- Born: 27 November 1896 Montreal, Quebec, Canada
- Died: 10 August 1985 (aged 88) Montreal, Quebec, Canada
- Education: Art Association of Montreal
- Known for: Painting
- Spouse: Émilien Gadbois
- Children: André Gadbois, Hélène Gadbois, Denyse Gadbois, Pierre Gadbois, Philippe Gadbois, Jean Gadbois
- Awards: Macpherson Prize for drawing, Art Association, Montreal, 1935

= Louise Landry Gadbois =

Canadian painter (1896–1985)

Louise Landry Gadbois (27 November 1896 – 10 August 1985) was a Canadian painter associated with the Contemporary Arts Society in Montreal. She is known for her portraiture.

==Biography==
Marie Marguerite Louise Gadbois was born on 27 November 1896 in Montreal, Quebec. She studied painting with Edwin Holgate from 1932 to 1934. Additionally she attended the Art Association of Montreal, studying with John Goodwin Lyman.

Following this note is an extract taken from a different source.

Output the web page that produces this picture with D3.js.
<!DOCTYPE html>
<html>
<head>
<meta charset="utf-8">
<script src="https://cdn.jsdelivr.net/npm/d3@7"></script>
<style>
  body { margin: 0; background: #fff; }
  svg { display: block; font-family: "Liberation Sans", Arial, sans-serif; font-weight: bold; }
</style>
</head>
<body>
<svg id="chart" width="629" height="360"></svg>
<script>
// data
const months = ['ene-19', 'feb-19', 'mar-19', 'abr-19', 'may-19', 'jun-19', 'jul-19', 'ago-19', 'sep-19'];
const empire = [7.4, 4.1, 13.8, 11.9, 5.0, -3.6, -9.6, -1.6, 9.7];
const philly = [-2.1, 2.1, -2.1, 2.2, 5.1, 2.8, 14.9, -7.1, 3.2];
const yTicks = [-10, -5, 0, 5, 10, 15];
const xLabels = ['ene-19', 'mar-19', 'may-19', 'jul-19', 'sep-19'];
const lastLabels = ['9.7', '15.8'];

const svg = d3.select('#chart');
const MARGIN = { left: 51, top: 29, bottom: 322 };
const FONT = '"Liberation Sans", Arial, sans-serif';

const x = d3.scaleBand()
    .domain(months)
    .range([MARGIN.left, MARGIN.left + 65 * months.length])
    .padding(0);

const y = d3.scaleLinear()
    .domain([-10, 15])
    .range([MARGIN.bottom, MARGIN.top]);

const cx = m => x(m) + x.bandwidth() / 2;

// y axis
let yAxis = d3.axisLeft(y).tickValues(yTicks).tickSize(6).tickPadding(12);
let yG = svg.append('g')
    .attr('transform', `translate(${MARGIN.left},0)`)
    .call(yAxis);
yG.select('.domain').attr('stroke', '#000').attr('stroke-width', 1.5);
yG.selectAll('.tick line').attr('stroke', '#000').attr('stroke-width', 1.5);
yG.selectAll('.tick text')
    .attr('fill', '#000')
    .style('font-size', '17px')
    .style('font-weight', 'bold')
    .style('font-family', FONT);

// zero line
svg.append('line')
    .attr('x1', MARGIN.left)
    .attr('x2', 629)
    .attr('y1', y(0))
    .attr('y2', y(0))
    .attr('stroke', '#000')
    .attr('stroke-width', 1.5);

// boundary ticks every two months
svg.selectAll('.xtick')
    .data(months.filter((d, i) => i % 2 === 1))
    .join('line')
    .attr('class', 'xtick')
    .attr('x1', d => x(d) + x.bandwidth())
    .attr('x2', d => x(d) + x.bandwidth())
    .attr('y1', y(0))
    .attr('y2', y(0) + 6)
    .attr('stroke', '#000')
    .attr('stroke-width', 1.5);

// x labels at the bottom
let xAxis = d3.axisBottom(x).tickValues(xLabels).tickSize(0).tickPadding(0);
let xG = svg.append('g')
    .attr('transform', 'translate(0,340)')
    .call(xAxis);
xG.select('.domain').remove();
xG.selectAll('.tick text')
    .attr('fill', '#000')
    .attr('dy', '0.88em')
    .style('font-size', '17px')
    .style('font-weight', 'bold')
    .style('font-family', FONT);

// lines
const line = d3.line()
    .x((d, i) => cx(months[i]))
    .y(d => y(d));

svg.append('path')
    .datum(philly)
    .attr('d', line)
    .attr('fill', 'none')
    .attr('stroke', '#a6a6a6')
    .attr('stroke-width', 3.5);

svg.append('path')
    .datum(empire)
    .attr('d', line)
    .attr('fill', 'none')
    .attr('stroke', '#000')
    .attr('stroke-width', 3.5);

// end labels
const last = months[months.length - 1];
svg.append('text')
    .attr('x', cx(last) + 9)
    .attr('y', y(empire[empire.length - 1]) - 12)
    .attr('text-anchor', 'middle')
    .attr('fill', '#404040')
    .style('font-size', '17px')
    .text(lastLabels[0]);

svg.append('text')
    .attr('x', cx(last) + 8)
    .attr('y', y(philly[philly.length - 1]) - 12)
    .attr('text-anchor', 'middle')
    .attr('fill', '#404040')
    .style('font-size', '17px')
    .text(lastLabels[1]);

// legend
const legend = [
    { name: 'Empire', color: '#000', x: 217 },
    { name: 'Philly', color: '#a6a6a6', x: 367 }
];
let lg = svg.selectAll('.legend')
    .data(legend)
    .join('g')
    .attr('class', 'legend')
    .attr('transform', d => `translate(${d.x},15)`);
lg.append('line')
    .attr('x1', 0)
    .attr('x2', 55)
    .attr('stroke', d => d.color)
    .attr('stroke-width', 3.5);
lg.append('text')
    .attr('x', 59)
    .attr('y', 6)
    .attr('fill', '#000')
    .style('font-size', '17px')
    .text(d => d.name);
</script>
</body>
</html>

In 1941, Gadbois was included in the Première exposition des Indépendants exhibition at Palais Montcalm in Quebec City. This exhibition was organized by Marie-Alain Couturier and included eleven members of the Contemporary Arts Society; Gadbois, Paul-Émile Borduas, Simone Mary Bouchard, Stanley Cosgrove, Eric Goldberg, John Goodwin Lyman, Louis Muhlstock, Alfred Pellan, Goodridge Roberts, Jori Smith, and Philip Surrey. The exhibition traveled to Montreal.

In 1944, Gadbois was in two exhibitions: a joint exhibition with Philip Surrey, and a joint exhibition with her daughter Denyse Gadbois.

Gadbois's portrait of Thérèse Frémont is in the National Gallery of Canada and her portrait The Refugee is in the Musée du Québec.

Gadbois died on 10 August 1985, in Montreal. She was the daughter of Joseph Philippe Landry and the wife of Émilien Gadbois; she had six children.